Immerhin wiederholt das Schreiben nicht die Verknüpfung von Homosexualität und sexueller Ausbeutung von Minderjährigen, wie sie in früheren Äußerungen vorkam. „Schwule gelten noch heute als gefährlicher, als sexueller. Darin schwingt das wiederum sehr bedenkliche Vorurteil mit, dass sie auch gefährdend für Kinder und Jugendliche seien", so Axel Schwaigert, evangelischer Theologe, der in der Freikirche Metropolitan Community Church in Stuttgart Gottesdienste von und mit Lesben und Schwulen veranstaltet. Er hält besonders die Folgen aus dem Erlass für unverantwortbar: „Die angehenden Priester im Seminar werden sich und ihre Sexualität aus Angst verleugnen, das Denunziantentum bekommt Futter - zumal man wissen muss, dass 20 Prozent aller Bewerber und auch der Priester selbst homosexuell sind.

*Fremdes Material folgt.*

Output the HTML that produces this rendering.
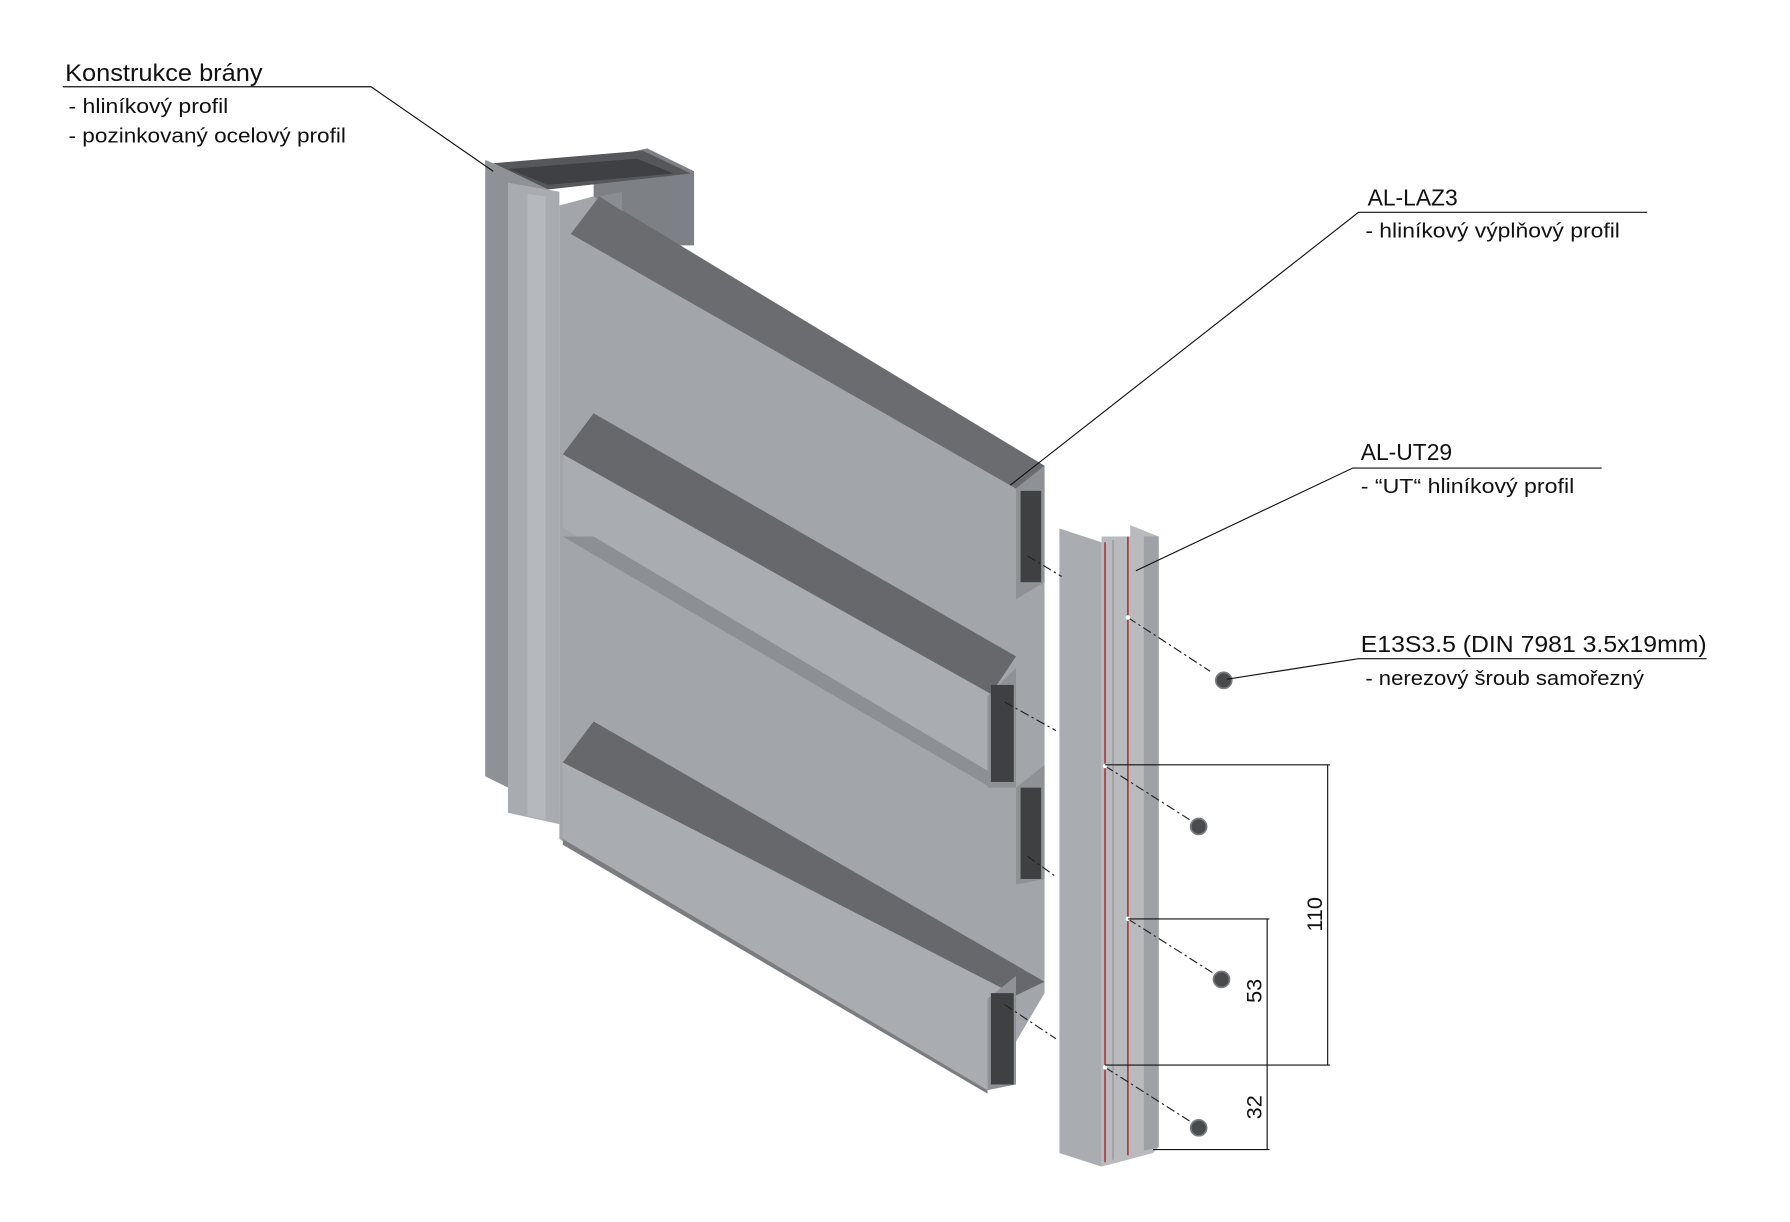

"Ulrich Schürrer vom Verein „Homosexuelle und Kirche", Gemeindemitglied der Alt-Katholischen Gemeinde Stuttgarts, kritisiert die rigide katholische Position zum Thema ebenfalls: „Die katholische Kirche sieht die Zulassung zum Priesteramt als Berufung, nicht als Recht, daher ist das Denken in Gleichberechtigungs- oder Gleichbehandlungskategorien nicht anwendbar." Aus der unerbittlichen „römischen Logik" heraus war 1870 auch die Alt-Katholische Kirche entstanden: Nachdem von einigen Teilen der Kirche die Unfehlbarkeit des Papstes angezweifelt worden war, wurden diese aus der römisch-katholischen Kirche geschmissen. „Wir möchten mit Menschen nicht so umgehen, wie wir selbst behandelt wurden", so Joachim Pfützner, Pfarrer der relativ kleinen, aber sehr engagierten und weltoffenen Alt-Katholischen Gemeinde Stuttgart. „Es ist uns vielmehr ein Anliegen, tolerant zu sein. Deshalb akzeptieren wir homosexuelle Priester in unserer Kirche, segnen auch die Lebensgemeinschaft homosexuell liebender Menschen. Der Erlass des Vatikans, auch wenn wir ihm selbst ja nicht unterstehen, schmerzt uns sehr."

Erschreckend ist die Angst und Verunsicherung der Betroffenen innerhalb der katholischen Kirche, denen auf eine öffentliche Äußerung zum Thema Entlassung und de facto Berufsverbot drohen. Benedikt XVI. diffamiert allein schon die eingetragene Lebenspartnerschaft als „Legalisierung des Bösen": Wollen Lesben und Schwule, deren Arbeitgeber die römisch-katholische Kirche ist, von ihrem Bürgerrecht Gebrauch machen und ihre Lebenspartnerschaft am Standesamt eintragen lassen, werden sie gefeuert. So sorgt die katholische Kirche dafür, dass scheinbar immer nur „mit einer Zunge gesprochen" wird. Nur 50 Priester weltweit haben sich mit einem gemeinsamen Brief an den Vatikan gewandt.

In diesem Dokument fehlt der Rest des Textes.